Given data:
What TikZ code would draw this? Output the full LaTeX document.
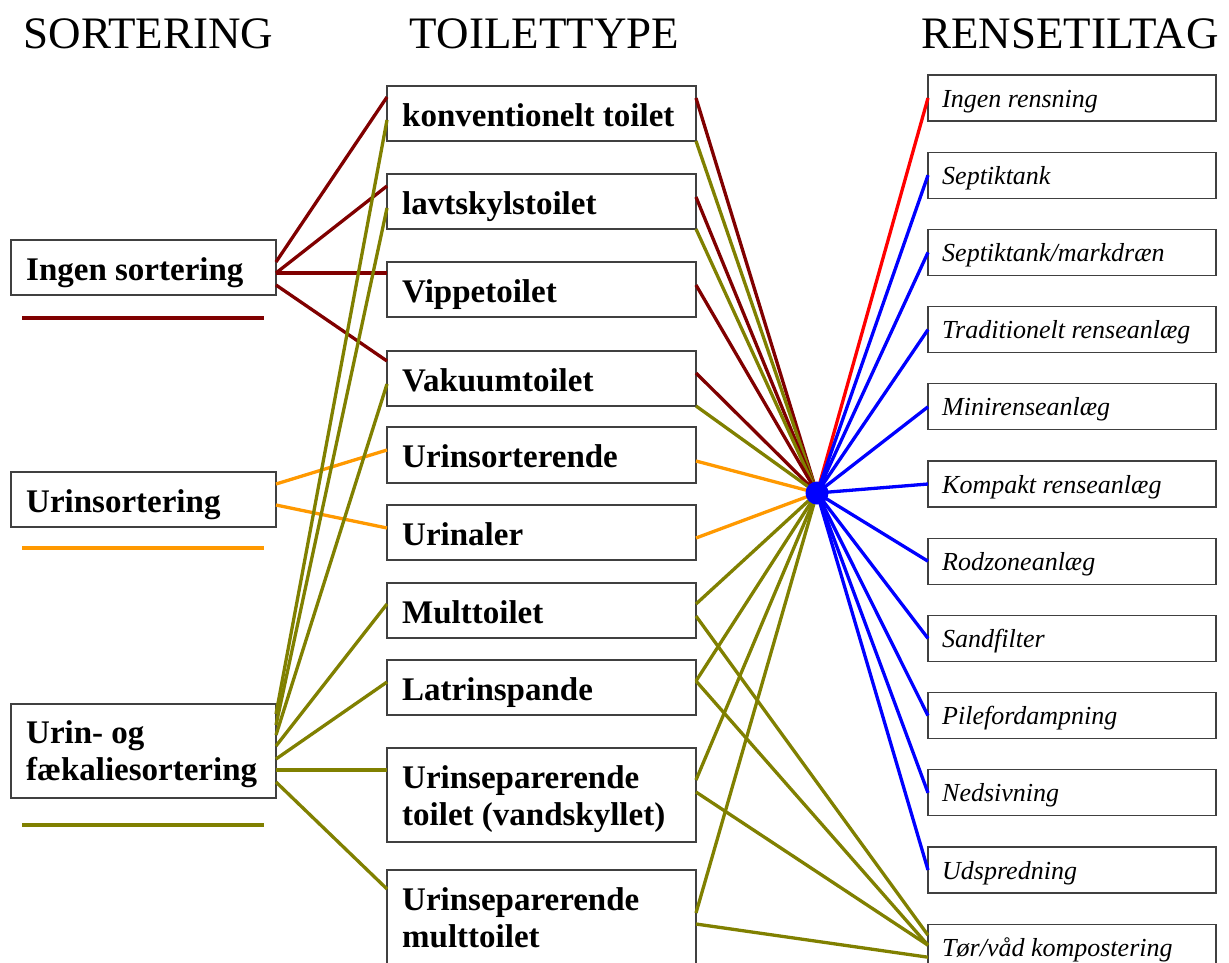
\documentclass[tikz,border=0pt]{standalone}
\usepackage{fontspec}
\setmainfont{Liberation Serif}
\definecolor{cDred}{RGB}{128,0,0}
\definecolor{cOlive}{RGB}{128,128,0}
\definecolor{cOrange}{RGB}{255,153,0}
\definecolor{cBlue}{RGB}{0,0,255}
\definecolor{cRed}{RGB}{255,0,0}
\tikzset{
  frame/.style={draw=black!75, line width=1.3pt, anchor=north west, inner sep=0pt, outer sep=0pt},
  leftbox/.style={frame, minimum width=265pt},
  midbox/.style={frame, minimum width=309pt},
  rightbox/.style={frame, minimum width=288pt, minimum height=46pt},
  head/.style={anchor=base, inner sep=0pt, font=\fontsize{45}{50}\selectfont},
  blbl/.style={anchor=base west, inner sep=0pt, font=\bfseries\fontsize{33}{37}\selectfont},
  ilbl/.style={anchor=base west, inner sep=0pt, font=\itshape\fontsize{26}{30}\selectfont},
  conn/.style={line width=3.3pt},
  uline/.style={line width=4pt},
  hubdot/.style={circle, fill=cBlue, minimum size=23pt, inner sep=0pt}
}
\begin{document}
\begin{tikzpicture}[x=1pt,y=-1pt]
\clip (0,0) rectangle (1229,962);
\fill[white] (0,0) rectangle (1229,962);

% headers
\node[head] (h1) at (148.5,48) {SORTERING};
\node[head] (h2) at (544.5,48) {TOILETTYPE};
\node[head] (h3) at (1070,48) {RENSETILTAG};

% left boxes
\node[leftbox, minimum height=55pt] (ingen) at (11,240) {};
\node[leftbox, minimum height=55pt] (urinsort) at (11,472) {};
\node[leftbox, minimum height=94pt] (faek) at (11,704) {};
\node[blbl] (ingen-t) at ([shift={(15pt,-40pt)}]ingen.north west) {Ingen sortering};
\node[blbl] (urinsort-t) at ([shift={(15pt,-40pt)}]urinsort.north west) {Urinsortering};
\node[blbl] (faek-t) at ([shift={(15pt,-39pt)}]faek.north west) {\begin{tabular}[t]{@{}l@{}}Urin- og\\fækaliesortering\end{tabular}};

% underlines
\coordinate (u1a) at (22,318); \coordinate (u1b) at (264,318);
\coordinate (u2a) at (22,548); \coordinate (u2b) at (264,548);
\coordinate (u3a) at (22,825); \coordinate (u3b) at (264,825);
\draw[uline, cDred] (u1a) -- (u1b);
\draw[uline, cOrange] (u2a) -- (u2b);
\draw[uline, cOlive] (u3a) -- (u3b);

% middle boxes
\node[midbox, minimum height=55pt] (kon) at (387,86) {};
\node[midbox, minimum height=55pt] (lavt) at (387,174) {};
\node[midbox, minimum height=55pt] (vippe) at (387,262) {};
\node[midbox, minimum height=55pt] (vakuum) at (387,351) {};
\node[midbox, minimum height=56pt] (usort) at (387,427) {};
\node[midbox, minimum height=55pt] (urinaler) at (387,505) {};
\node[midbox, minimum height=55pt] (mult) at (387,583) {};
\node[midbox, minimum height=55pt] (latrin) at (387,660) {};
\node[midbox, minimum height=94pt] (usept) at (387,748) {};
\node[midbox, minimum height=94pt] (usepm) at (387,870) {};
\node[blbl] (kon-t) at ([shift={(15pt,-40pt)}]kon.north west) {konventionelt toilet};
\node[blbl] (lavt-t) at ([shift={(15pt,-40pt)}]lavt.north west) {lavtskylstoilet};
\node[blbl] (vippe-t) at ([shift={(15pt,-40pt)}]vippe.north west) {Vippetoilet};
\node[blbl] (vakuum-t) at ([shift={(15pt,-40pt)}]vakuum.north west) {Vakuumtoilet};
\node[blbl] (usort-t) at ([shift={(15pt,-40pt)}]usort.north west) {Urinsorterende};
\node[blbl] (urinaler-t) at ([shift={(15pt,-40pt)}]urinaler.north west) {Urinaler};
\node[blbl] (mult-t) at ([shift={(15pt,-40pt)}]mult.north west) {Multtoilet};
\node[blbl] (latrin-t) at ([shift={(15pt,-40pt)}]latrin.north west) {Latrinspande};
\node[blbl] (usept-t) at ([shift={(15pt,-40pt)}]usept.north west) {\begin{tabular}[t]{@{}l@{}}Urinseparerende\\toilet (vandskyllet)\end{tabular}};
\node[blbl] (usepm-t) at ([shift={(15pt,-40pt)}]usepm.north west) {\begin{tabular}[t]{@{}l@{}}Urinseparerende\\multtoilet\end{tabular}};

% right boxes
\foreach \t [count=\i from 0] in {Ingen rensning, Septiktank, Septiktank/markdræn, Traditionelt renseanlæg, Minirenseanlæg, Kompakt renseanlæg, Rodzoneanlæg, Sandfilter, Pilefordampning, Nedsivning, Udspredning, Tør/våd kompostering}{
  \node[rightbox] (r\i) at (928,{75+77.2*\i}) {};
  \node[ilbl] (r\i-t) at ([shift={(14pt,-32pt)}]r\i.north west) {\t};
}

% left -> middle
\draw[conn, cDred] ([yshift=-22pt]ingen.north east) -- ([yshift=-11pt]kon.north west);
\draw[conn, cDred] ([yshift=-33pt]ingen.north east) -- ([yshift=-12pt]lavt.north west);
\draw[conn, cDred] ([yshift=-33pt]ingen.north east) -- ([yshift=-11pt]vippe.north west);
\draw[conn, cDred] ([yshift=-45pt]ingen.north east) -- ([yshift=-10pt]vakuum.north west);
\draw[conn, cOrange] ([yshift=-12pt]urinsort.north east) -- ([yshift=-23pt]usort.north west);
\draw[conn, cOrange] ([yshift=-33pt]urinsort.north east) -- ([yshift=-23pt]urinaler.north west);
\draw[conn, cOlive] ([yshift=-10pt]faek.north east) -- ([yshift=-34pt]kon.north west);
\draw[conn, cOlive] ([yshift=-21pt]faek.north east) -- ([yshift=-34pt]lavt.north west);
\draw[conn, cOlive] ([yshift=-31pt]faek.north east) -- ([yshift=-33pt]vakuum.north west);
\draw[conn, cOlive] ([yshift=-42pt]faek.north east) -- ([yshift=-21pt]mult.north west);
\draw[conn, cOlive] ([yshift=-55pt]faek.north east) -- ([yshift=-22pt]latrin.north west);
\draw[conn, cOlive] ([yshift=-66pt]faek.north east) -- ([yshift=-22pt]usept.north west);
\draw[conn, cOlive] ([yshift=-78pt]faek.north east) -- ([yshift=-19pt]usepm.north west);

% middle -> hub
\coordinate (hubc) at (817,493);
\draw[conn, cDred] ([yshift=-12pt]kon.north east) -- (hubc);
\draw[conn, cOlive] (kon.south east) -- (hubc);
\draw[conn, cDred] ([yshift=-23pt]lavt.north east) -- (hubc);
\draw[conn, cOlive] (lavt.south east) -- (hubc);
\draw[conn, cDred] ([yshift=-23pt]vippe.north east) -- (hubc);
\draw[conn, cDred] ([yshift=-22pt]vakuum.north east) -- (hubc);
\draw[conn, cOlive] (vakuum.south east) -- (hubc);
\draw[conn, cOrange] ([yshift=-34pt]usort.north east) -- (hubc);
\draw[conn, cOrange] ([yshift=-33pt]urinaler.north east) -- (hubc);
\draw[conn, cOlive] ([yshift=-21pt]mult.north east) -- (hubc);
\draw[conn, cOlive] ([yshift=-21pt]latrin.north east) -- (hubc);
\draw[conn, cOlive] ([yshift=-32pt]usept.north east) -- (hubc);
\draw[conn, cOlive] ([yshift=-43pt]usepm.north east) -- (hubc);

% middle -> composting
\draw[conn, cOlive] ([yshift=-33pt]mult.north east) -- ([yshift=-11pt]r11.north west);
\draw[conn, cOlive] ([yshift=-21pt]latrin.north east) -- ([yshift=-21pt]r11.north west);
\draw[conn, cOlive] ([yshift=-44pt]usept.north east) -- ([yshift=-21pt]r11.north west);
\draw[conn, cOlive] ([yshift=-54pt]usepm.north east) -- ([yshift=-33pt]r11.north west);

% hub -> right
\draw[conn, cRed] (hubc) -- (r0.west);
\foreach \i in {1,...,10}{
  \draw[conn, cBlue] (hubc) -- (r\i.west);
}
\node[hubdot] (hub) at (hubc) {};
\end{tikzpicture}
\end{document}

The exercise: Repeat the listing above from its first line through the line that contains "(h3) at (1070,48)", both included, and nothing more. Drop the pictures.

The result:
What TikZ code would draw this? Output the full LaTeX document.
\documentclass[tikz,border=0pt]{standalone}
\usepackage{fontspec}
\setmainfont{Liberation Serif}
\definecolor{cDred}{RGB}{128,0,0}
\definecolor{cOlive}{RGB}{128,128,0}
\definecolor{cOrange}{RGB}{255,153,0}
\definecolor{cBlue}{RGB}{0,0,255}
\definecolor{cRed}{RGB}{255,0,0}
\tikzset{
  frame/.style={draw=black!75, line width=1.3pt, anchor=north west, inner sep=0pt, outer sep=0pt},
  leftbox/.style={frame, minimum width=265pt},
  midbox/.style={frame, minimum width=309pt},
  rightbox/.style={frame, minimum width=288pt, minimum height=46pt},
  head/.style={anchor=base, inner sep=0pt, font=\fontsize{45}{50}\selectfont},
  blbl/.style={anchor=base west, inner sep=0pt, font=\bfseries\fontsize{33}{37}\selectfont},
  ilbl/.style={anchor=base west, inner sep=0pt, font=\itshape\fontsize{26}{30}\selectfont},
  conn/.style={line width=3.3pt},
  uline/.style={line width=4pt},
  hubdot/.style={circle, fill=cBlue, minimum size=23pt, inner sep=0pt}
}
\begin{document}
\begin{tikzpicture}[x=1pt,y=-1pt]
\clip (0,0) rectangle (1229,962);
\fill[white] (0,0) rectangle (1229,962);

% headers
\node[head] (h1) at (148.5,48) {SORTERING};
\node[head] (h2) at (544.5,48) {TOILETTYPE};
\node[head] (h3) at (1070,48) {RENSETILTAG};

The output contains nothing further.